**What is expected**
Retype all of the data. Every line must match exactly.

---+---

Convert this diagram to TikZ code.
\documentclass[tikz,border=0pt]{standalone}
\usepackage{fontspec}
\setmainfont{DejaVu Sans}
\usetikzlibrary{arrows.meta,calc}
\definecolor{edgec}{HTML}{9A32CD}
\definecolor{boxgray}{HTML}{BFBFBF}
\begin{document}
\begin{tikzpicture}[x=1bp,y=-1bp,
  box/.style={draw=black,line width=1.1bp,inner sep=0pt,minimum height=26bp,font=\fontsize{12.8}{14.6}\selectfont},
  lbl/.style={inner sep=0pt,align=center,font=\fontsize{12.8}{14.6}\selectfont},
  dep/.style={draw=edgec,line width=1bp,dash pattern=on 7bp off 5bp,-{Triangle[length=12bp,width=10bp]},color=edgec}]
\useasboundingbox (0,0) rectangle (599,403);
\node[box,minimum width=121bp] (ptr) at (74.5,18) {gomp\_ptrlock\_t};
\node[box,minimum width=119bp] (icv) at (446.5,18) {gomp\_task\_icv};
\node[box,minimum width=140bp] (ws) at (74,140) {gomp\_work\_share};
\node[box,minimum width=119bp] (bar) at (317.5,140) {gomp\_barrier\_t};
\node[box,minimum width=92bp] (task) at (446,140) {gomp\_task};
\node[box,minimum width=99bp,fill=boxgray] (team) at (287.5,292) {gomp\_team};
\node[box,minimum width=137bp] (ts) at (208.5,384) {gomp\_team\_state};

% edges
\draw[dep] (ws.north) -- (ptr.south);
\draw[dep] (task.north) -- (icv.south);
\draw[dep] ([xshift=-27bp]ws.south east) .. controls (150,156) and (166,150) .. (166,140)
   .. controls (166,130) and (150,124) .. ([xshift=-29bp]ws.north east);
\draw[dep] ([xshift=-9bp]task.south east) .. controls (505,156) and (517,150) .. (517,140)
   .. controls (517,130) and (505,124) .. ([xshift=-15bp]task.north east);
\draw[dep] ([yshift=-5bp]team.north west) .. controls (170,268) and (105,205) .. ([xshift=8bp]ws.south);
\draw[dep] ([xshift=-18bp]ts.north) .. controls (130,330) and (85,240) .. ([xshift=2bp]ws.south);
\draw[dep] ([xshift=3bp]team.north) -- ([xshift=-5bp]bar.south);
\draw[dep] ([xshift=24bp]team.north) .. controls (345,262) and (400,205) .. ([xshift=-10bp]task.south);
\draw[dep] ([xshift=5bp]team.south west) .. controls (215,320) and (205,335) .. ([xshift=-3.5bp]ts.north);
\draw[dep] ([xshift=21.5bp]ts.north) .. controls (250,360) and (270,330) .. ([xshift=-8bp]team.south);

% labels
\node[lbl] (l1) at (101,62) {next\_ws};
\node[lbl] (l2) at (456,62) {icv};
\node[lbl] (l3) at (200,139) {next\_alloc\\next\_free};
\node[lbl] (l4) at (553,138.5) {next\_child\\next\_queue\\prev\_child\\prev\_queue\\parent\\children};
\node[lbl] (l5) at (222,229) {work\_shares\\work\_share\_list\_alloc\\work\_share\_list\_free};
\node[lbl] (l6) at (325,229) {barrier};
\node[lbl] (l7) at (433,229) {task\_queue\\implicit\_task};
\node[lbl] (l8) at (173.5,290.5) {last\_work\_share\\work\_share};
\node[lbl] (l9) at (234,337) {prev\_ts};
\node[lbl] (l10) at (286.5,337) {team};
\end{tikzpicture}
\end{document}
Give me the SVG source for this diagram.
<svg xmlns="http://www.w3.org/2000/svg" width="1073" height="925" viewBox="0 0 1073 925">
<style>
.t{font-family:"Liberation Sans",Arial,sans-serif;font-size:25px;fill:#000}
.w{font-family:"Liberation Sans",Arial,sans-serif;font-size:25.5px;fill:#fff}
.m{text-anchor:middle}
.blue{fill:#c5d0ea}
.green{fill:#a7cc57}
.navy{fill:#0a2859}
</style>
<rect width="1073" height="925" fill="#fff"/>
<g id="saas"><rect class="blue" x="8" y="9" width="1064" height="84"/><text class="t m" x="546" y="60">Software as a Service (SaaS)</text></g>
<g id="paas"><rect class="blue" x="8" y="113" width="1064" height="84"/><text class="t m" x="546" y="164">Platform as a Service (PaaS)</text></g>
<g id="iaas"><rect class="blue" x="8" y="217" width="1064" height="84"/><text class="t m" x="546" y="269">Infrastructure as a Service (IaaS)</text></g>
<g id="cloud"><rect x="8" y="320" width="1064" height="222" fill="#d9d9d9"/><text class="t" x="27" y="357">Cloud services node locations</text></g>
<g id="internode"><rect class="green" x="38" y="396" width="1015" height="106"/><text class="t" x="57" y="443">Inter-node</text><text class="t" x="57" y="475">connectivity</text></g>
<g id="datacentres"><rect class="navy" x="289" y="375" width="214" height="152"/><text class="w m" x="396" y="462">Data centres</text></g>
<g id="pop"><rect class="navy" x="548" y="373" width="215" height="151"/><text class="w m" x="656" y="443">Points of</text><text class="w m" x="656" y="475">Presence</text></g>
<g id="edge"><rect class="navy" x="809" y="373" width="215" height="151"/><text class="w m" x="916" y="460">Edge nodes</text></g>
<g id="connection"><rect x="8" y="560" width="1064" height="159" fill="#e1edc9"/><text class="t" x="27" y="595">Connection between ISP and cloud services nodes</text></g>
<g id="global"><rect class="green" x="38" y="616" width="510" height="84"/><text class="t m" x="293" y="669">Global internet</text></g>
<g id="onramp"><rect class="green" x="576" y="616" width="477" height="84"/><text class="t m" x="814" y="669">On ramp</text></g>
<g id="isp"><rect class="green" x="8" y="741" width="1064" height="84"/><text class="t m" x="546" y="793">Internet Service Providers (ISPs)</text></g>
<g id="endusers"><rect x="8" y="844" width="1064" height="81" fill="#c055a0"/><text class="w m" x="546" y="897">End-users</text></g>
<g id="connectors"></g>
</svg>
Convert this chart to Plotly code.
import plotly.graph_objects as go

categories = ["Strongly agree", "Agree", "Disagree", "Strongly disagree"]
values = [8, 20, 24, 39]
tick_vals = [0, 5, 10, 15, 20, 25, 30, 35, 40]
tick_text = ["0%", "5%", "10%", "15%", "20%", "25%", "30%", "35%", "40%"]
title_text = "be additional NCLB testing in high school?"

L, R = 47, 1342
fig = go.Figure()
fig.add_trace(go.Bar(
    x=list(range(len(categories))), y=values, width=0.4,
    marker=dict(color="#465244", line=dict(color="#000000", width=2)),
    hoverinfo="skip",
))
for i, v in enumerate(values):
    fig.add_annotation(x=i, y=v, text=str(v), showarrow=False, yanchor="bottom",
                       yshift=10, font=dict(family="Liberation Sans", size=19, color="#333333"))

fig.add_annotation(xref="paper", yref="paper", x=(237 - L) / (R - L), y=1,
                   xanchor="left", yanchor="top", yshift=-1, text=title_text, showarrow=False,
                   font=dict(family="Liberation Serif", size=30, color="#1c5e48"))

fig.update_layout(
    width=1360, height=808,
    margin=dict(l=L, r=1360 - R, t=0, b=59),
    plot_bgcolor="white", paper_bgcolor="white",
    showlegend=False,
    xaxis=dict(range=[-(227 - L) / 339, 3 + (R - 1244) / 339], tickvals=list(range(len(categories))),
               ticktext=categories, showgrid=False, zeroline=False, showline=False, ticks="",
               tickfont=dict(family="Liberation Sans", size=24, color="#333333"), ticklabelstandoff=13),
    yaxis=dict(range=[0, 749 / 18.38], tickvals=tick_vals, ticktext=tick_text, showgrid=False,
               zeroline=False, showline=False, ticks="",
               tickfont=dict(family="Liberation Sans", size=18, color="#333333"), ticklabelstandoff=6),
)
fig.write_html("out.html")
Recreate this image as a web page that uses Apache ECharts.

---+---

**Output for this exercise**
Convert this diagram to TikZ code.
\documentclass[tikz,border=0pt]{standalone}
\usepackage{fontspec}
\setmainfont{DejaVu Sans}
\usetikzlibrary{arrows.meta,calc}
\definecolor{edgec}{HTML}{9A32CD}
\definecolor{boxgray}{HTML}{BFBFBF}
\begin{document}
\begin{tikzpicture}[x=1bp,y=-1bp,
  box/.style={draw=black,line width=1.1bp,inner sep=0pt,minimum height=26bp,font=\fontsize{12.8}{14.6}\selectfont},
  lbl/.style={inner sep=0pt,align=center,font=\fontsize{12.8}{14.6}\selectfont},
  dep/.style={draw=edgec,line width=1bp,dash pattern=on 7bp off 5bp,-{Triangle[length=12bp,width=10bp]},color=edgec}]
\useasboundingbox (0,0) rectangle (599,403);
\node[box,minimum width=121bp] (ptr) at (74.5,18) {gomp\_ptrlock\_t};
\node[box,minimum width=119bp] (icv) at (446.5,18) {gomp\_task\_icv};
\node[box,minimum width=140bp] (ws) at (74,140) {gomp\_work\_share};
\node[box,minimum width=119bp] (bar) at (317.5,140) {gomp\_barrier\_t};
\node[box,minimum width=92bp] (task) at (446,140) {gomp\_task};
\node[box,minimum width=99bp,fill=boxgray] (team) at (287.5,292) {gomp\_team};
\node[box,minimum width=137bp] (ts) at (208.5,384) {gomp\_team\_state};

% edges
\draw[dep] (ws.north) -- (ptr.south);
\draw[dep] (task.north) -- (icv.south);
\draw[dep] ([xshift=-27bp]ws.south east) .. controls (150,156) and (166,150) .. (166,140)
   .. controls (166,130) and (150,124) .. ([xshift=-29bp]ws.north east);
\draw[dep] ([xshift=-9bp]task.south east) .. controls (505,156) and (517,150) .. (517,140)
   .. controls (517,130) and (505,124) .. ([xshift=-15bp]task.north east);
\draw[dep] ([yshift=-5bp]team.north west) .. controls (170,268) and (105,205) .. ([xshift=8bp]ws.south);
\draw[dep] ([xshift=-18bp]ts.north) .. controls (130,330) and (85,240) .. ([xshift=2bp]ws.south);
\draw[dep] ([xshift=3bp]team.north) -- ([xshift=-5bp]bar.south);
\draw[dep] ([xshift=24bp]team.north) .. controls (345,262) and (400,205) .. ([xshift=-10bp]task.south);
\draw[dep] ([xshift=5bp]team.south west) .. controls (215,320) and (205,335) .. ([xshift=-3.5bp]ts.north);
\draw[dep] ([xshift=21.5bp]ts.north) .. controls (250,360) and (270,330) .. ([xshift=-8bp]team.south);

% labels
\node[lbl] (l1) at (101,62) {next\_ws};
\node[lbl] (l2) at (456,62) {icv};
\node[lbl] (l3) at (200,139) {next\_alloc\\next\_free};
\node[lbl] (l4) at (553,138.5) {next\_child\\next\_queue\\prev\_child\\prev\_queue\\parent\\children};
\node[lbl] (l5) at (222,229) {work\_shares\\work\_share\_list\_alloc\\work\_share\_list\_free};
\node[lbl] (l6) at (325,229) {barrier};
\node[lbl] (l7) at (433,229) {task\_queue\\implicit\_task};
\node[lbl] (l8) at (173.5,290.5) {last\_work\_share\\work\_share};
\node[lbl] (l9) at (234,337) {prev\_ts};
\node[lbl] (l10) at (286.5,337) {team};
\end{tikzpicture}
\end{document}
Give me the SVG source for this diagram.
<svg xmlns="http://www.w3.org/2000/svg" width="1073" height="925" viewBox="0 0 1073 925">
<style>
.t{font-family:"Liberation Sans",Arial,sans-serif;font-size:25px;fill:#000}
.w{font-family:"Liberation Sans",Arial,sans-serif;font-size:25.5px;fill:#fff}
.m{text-anchor:middle}
.blue{fill:#c5d0ea}
.green{fill:#a7cc57}
.navy{fill:#0a2859}
</style>
<rect width="1073" height="925" fill="#fff"/>
<g id="saas"><rect class="blue" x="8" y="9" width="1064" height="84"/><text class="t m" x="546" y="60">Software as a Service (SaaS)</text></g>
<g id="paas"><rect class="blue" x="8" y="113" width="1064" height="84"/><text class="t m" x="546" y="164">Platform as a Service (PaaS)</text></g>
<g id="iaas"><rect class="blue" x="8" y="217" width="1064" height="84"/><text class="t m" x="546" y="269">Infrastructure as a Service (IaaS)</text></g>
<g id="cloud"><rect x="8" y="320" width="1064" height="222" fill="#d9d9d9"/><text class="t" x="27" y="357">Cloud services node locations</text></g>
<g id="internode"><rect class="green" x="38" y="396" width="1015" height="106"/><text class="t" x="57" y="443">Inter-node</text><text class="t" x="57" y="475">connectivity</text></g>
<g id="datacentres"><rect class="navy" x="289" y="375" width="214" height="152"/><text class="w m" x="396" y="462">Data centres</text></g>
<g id="pop"><rect class="navy" x="548" y="373" width="215" height="151"/><text class="w m" x="656" y="443">Points of</text><text class="w m" x="656" y="475">Presence</text></g>
<g id="edge"><rect class="navy" x="809" y="373" width="215" height="151"/><text class="w m" x="916" y="460">Edge nodes</text></g>
<g id="connection"><rect x="8" y="560" width="1064" height="159" fill="#e1edc9"/><text class="t" x="27" y="595">Connection between ISP and cloud services nodes</text></g>
<g id="global"><rect class="green" x="38" y="616" width="510" height="84"/><text class="t m" x="293" y="669">Global internet</text></g>
<g id="onramp"><rect class="green" x="576" y="616" width="477" height="84"/><text class="t m" x="814" y="669">On ramp</text></g>
<g id="isp"><rect class="green" x="8" y="741" width="1064" height="84"/><text class="t m" x="546" y="793">Internet Service Providers (ISPs)</text></g>
<g id="endusers"><rect x="8" y="844" width="1064" height="81" fill="#c055a0"/><text class="w m" x="546" y="897">End-users</text></g>
<g id="connectors"></g>
</svg>
Convert this chart to Plotly code.
import plotly.graph_objects as go

categories = ["Strongly agree", "Agree", "Disagree", "Strongly disagree"]
values = [8, 20, 24, 39]
tick_vals = [0, 5, 10, 15, 20, 25, 30, 35, 40]
tick_text = ["0%", "5%", "10%", "15%", "20%", "25%", "30%", "35%", "40%"]
title_text = "be additional NCLB testing in high school?"

L, R = 47, 1342
fig = go.Figure()
fig.add_trace(go.Bar(
    x=list(range(len(categories))), y=values, width=0.4,
    marker=dict(color="#465244", line=dict(color="#000000", width=2)),
    hoverinfo="skip",
))
for i, v in enumerate(values):
    fig.add_annotation(x=i, y=v, text=str(v), showarrow=False, yanchor="bottom",
                       yshift=10, font=dict(family="Liberation Sans", size=19, color="#333333"))

fig.add_annotation(xref="paper", yref="paper", x=(237 - L) / (R - L), y=1,
                   xanchor="left", yanchor="top", yshift=-1, text=title_text, showarrow=False,
                   font=dict(family="Liberation Serif", size=30, color="#1c5e48"))

fig.update_layout(
    width=1360, height=808,
    margin=dict(l=L, r=1360 - R, t=0, b=59),
    plot_bgcolor="white", paper_bgcolor="white",
    showlegend=False,
    xaxis=dict(range=[-(227 - L) / 339, 3 + (R - 1244) / 339], tickvals=list(range(len(categories))),
               ticktext=categories, showgrid=False, zeroline=False, showline=False, ticks="",
               tickfont=dict(family="Liberation Sans", size=24, color="#333333"), ticklabelstandoff=13),
    yaxis=dict(range=[0, 749 / 18.38], tickvals=tick_vals, ticktext=tick_text, showgrid=False,
               zeroline=False, showline=False, ticks="",
               tickfont=dict(family="Liberation Sans", size=18, color="#333333"), ticklabelstandoff=6),
)
fig.write_html("out.html")
Recreate this image as a web page that uses Apache ECharts.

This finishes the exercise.